Available data —
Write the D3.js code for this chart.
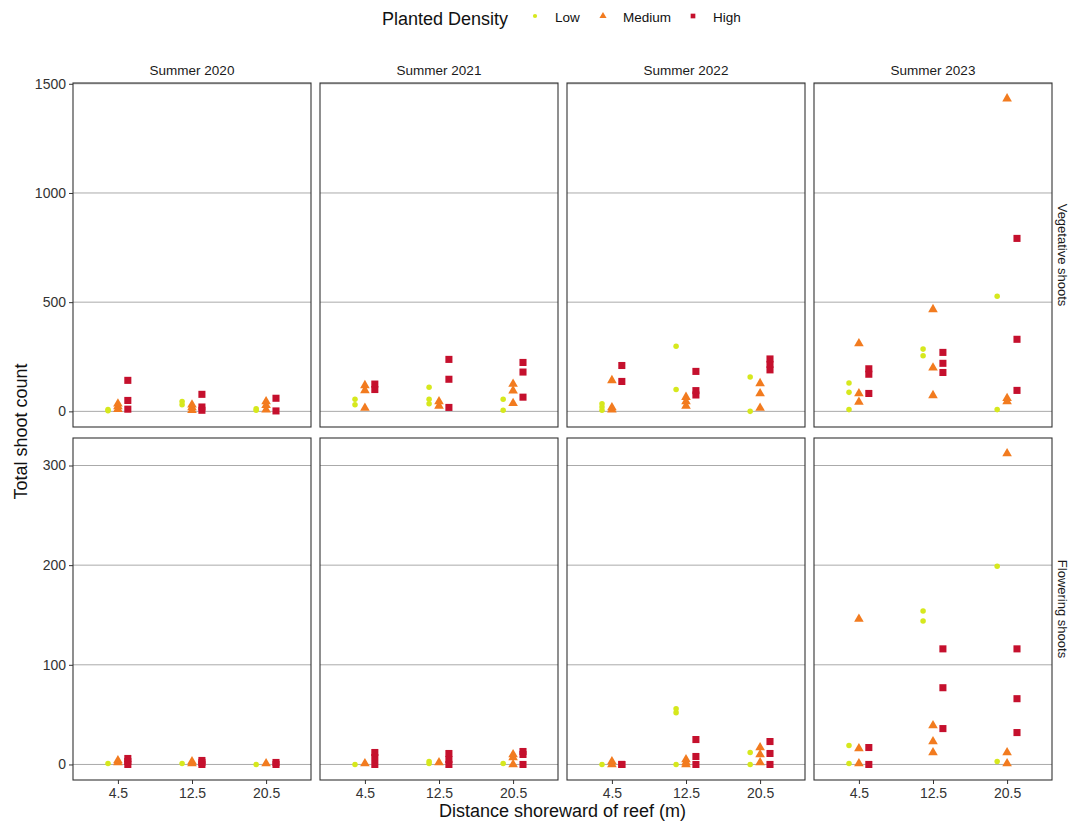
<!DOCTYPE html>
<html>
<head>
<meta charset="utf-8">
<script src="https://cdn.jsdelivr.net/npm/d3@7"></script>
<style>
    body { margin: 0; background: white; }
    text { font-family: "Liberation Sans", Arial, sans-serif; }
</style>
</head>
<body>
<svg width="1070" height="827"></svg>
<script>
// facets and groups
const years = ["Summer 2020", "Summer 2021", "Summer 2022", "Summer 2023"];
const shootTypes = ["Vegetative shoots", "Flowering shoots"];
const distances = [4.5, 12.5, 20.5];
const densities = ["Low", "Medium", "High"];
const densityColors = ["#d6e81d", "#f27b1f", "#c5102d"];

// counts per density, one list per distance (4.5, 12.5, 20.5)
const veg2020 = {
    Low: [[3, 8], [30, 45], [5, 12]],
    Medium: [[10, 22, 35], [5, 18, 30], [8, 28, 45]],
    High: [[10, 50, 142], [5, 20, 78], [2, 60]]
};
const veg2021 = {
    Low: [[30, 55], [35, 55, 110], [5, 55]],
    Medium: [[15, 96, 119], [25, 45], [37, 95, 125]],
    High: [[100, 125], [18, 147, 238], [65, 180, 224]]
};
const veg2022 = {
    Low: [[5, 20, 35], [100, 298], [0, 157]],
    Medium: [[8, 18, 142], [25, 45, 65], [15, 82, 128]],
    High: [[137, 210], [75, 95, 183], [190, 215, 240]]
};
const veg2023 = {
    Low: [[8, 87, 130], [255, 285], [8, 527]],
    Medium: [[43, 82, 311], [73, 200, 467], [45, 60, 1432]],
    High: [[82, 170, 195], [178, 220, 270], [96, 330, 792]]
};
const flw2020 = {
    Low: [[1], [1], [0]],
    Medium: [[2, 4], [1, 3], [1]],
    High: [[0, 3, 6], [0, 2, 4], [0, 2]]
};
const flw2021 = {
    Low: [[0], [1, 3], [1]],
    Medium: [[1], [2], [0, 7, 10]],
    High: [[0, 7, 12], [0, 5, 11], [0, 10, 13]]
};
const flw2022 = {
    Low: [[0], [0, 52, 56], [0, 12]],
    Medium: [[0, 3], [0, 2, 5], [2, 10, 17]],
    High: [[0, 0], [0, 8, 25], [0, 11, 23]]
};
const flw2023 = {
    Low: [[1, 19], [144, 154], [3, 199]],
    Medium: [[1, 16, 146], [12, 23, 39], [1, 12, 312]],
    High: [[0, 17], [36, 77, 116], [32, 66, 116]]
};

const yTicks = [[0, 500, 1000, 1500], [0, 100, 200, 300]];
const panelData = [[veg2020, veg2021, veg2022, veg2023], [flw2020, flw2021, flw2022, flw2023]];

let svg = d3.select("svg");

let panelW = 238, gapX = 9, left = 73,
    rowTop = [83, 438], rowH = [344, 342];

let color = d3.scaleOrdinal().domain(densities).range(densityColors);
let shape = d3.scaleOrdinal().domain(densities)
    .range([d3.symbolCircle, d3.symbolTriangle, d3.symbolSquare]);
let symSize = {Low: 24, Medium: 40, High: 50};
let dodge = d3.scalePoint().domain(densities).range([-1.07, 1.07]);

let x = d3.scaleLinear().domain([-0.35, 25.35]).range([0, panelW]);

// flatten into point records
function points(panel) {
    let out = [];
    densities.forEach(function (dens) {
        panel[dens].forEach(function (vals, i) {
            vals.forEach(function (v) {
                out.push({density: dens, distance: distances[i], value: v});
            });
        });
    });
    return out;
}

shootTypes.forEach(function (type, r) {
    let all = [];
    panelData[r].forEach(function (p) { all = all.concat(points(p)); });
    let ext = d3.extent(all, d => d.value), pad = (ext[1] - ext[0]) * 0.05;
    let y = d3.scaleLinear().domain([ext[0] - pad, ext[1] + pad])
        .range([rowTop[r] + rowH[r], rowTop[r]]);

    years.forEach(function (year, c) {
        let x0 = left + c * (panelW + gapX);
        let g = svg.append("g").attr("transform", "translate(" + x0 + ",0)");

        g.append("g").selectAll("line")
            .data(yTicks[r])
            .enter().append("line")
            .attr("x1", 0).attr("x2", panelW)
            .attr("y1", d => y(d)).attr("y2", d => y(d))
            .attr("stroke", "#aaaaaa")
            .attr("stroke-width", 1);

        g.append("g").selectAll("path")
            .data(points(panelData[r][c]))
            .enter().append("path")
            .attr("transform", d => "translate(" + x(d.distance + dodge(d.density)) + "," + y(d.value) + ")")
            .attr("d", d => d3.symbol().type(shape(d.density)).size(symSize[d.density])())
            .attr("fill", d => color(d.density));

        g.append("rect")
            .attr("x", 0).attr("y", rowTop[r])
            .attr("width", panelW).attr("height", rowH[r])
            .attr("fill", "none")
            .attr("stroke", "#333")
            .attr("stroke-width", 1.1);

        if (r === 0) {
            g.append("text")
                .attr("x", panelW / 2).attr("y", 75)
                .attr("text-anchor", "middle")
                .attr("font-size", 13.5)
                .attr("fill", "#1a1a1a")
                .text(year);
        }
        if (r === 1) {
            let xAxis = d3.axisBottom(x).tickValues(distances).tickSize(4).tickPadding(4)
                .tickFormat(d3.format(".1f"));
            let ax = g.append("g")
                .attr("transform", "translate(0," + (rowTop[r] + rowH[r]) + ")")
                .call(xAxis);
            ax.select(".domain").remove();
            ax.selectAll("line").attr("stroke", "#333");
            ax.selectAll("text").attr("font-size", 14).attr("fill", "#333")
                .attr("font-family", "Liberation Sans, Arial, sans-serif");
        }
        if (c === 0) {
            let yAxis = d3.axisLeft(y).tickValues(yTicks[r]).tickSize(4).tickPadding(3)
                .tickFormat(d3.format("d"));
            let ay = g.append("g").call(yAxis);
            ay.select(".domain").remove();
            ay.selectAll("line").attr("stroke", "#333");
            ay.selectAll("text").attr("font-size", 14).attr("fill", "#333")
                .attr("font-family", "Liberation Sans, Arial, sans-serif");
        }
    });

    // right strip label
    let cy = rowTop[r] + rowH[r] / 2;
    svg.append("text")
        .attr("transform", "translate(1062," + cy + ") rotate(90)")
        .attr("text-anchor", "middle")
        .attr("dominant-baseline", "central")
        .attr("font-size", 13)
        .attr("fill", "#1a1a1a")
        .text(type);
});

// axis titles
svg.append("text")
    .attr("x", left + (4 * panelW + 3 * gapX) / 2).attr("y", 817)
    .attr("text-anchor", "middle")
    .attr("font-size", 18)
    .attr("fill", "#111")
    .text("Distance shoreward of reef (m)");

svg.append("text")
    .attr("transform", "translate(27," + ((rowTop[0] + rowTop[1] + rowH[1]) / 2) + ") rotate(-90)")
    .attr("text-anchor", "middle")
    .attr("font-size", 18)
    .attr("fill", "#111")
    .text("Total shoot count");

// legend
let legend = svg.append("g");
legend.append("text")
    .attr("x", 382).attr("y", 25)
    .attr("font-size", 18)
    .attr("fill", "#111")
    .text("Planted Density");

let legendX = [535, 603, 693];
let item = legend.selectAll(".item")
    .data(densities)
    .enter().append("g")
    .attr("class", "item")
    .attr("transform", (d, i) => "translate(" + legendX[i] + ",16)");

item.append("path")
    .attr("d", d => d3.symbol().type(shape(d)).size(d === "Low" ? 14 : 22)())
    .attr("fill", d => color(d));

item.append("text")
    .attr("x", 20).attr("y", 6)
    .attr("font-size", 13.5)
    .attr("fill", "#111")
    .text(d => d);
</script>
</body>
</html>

Set exercise — Extract all the data above exactly, excluding every picture.

Response to the task —
Write the D3.js code for this chart.
<!DOCTYPE html>
<html>
<head>
<meta charset="utf-8">
<script src="https://cdn.jsdelivr.net/npm/d3@7"></script>
<style>
    body { margin: 0; background: white; }
    text { font-family: "Liberation Sans", Arial, sans-serif; }
</style>
</head>
<body>
<svg width="1070" height="827"></svg>
<script>
// facets and groups
const years = ["Summer 2020", "Summer 2021", "Summer 2022", "Summer 2023"];
const shootTypes = ["Vegetative shoots", "Flowering shoots"];
const distances = [4.5, 12.5, 20.5];
const densities = ["Low", "Medium", "High"];
const densityColors = ["#d6e81d", "#f27b1f", "#c5102d"];

// counts per density, one list per distance (4.5, 12.5, 20.5)
const veg2020 = {
    Low: [[3, 8], [30, 45], [5, 12]],
    Medium: [[10, 22, 35], [5, 18, 30], [8, 28, 45]],
    High: [[10, 50, 142], [5, 20, 78], [2, 60]]
};
const veg2021 = {
    Low: [[30, 55], [35, 55, 110], [5, 55]],
    Medium: [[15, 96, 119], [25, 45], [37, 95, 125]],
    High: [[100, 125], [18, 147, 238], [65, 180, 224]]
};
const veg2022 = {
    Low: [[5, 20, 35], [100, 298], [0, 157]],
    Medium: [[8, 18, 142], [25, 45, 65], [15, 82, 128]],
    High: [[137, 210], [75, 95, 183], [190, 215, 240]]
};
const veg2023 = {
    Low: [[8, 87, 130], [255, 285], [8, 527]],
    Medium: [[43, 82, 311], [73, 200, 467], [45, 60, 1432]],
    High: [[82, 170, 195], [178, 220, 270], [96, 330, 792]]
};
const flw2020 = {
    Low: [[1], [1], [0]],
    Medium: [[2, 4], [1, 3], [1]],
    High: [[0, 3, 6], [0, 2, 4], [0, 2]]
};
const flw2021 = {
    Low: [[0], [1, 3], [1]],
    Medium: [[1], [2], [0, 7, 10]],
    High: [[0, 7, 12], [0, 5, 11], [0, 10, 13]]
};
const flw2022 = {
    Low: [[0], [0, 52, 56], [0, 12]],
    Medium: [[0, 3], [0, 2, 5], [2, 10, 17]],
    High: [[0, 0], [0, 8, 25], [0, 11, 23]]
};
const flw2023 = {
    Low: [[1, 19], [144, 154], [3, 199]],
    Medium: [[1, 16, 146], [12, 23, 39], [1, 12, 312]],
    High: [[0, 17], [36, 77, 116], [32, 66, 116]]
};

const yTicks = [[0, 500, 1000, 1500], [0, 100, 200, 300]];
const panelData = [[veg2020, veg2021, veg2022, veg2023], [flw2020, flw2021, flw2022, flw2023]];

let svg = d3.select("svg");

let panelW = 238, gapX = 9, left = 73,
    rowTop = [83, 438], rowH = [344, 342];

let color = d3.scaleOrdinal().domain(densities).range(densityColors);
let shape = d3.scaleOrdinal().domain(densities)
    .range([d3.symbolCircle, d3.symbolTriangle, d3.symbolSquare]);
let symSize = {Low: 24, Medium: 40, High: 50};
let dodge = d3.scalePoint().domain(densities).range([-1.07, 1.07]);

let x = d3.scaleLinear().domain([-0.35, 25.35]).range([0, panelW]);

// flatten into point records
function points(panel) {
    let out = [];
    densities.forEach(function (dens) {
        panel[dens].forEach(function (vals, i) {
            vals.forEach(function (v) {
                out.push({density: dens, distance: distances[i], value: v});
            });
        });
    });
    return out;
}

shootTypes.forEach(function (type, r) {
    let all = [];
    panelData[r].forEach(function (p) { all = all.concat(points(p)); });
    let ext = d3.extent(all, d => d.value), pad = (ext[1] - ext[0]) * 0.05;
    let y = d3.scaleLinear().domain([ext[0] - pad, ext[1] + pad])
        .range([rowTop[r] + rowH[r], rowTop[r]]);

    years.forEach(function (year, c) {
        let x0 = left + c * (panelW + gapX);
        let g = svg.append("g").attr("transform", "translate(" + x0 + ",0)");

        g.append("g").selectAll("line")
            .data(yTicks[r])
            .enter().append("line")
            .attr("x1", 0).attr("x2", panelW)
            .attr("y1", d => y(d)).attr("y2", d => y(d))
            .attr("stroke", "#aaaaaa")
            .attr("stroke-width", 1);

        g.append("g").selectAll("path")
            .data(points(panelData[r][c]))
            .enter().append("path")
            .attr("transform", d => "translate(" + x(d.distance + dodge(d.density)) + "," + y(d.value) + ")")
            .attr("d", d => d3.symbol().type(shape(d.density)).size(symSize[d.density])())
            .attr("fill", d => color(d.density));

        g.append("rect")
            .attr("x", 0).attr("y", rowTop[r])
            .attr("width", panelW).attr("height", rowH[r])
            .attr("fill", "none")
            .attr("stroke", "#333")
            .attr("stroke-width", 1.1);

        if (r === 0) {
            g.append("text")
                .attr("x", panelW / 2).attr("y", 75)
                .attr("text-anchor", "middle")
                .attr("font-size", 13.5)
                .attr("fill", "#1a1a1a")
                .text(year);
        }
        if (r === 1) {
            let xAxis = d3.axisBottom(x).tickValues(distances).tickSize(4).tickPadding(4)
                .tickFormat(d3.format(".1f"));
            let ax = g.append("g")
                .attr("transform", "translate(0," + (rowTop[r] + rowH[r]) + ")")
                .call(xAxis);
            ax.select(".domain").remove();
            ax.selectAll("line").attr("stroke", "#333");
            ax.selectAll("text").attr("font-size", 14).attr("fill", "#333")
                .attr("font-family", "Liberation Sans, Arial, sans-serif");
        }
        if (c === 0) {
            let yAxis = d3.axisLeft(y).tickValues(yTicks[r]).tickSize(4).tickPadding(3)
                .tickFormat(d3.format("d"));
            let ay = g.append("g").call(yAxis);
            ay.select(".domain").remove();
            ay.selectAll("line").attr("stroke", "#333");
            ay.selectAll("text").attr("font-size", 14).attr("fill", "#333")
                .attr("font-family", "Liberation Sans, Arial, sans-serif");
        }
    });

    // right strip label
    let cy = rowTop[r] + rowH[r] / 2;
    svg.append("text")
        .attr("transform", "translate(1062," + cy + ") rotate(90)")
        .attr("text-anchor", "middle")
        .attr("dominant-baseline", "central")
        .attr("font-size", 13)
        .attr("fill", "#1a1a1a")
        .text(type);
});

// axis titles
svg.append("text")
    .attr("x", left + (4 * panelW + 3 * gapX) / 2).attr("y", 817)
    .attr("text-anchor", "middle")
    .attr("font-size", 18)
    .attr("fill", "#111")
    .text("Distance shoreward of reef (m)");

svg.append("text")
    .attr("transform", "translate(27," + ((rowTop[0] + rowTop[1] + rowH[1]) / 2) + ") rotate(-90)")
    .attr("text-anchor", "middle")
    .attr("font-size", 18)
    .attr("fill", "#111")
    .text("Total shoot count");

// legend
let legend = svg.append("g");
legend.append("text")
    .attr("x", 382).attr("y", 25)
    .attr("font-size", 18)
    .attr("fill", "#111")
    .text("Planted Density");

let legendX = [535, 603, 693];
let item = legend.selectAll(".item")
    .data(densities)
    .enter().append("g")
    .attr("class", "item")
    .attr("transform", (d, i) => "translate(" + legendX[i] + ",16)");

item.append("path")
    .attr("d", d => d3.symbol().type(shape(d)).size(d === "Low" ? 14 : 22)())
    .attr("fill", d => color(d));

item.append("text")
    .attr("x", 20).attr("y", 6)
    .attr("font-size", 13.5)
    .attr("fill", "#111")
    .text(d => d);
</script>
</body>
</html>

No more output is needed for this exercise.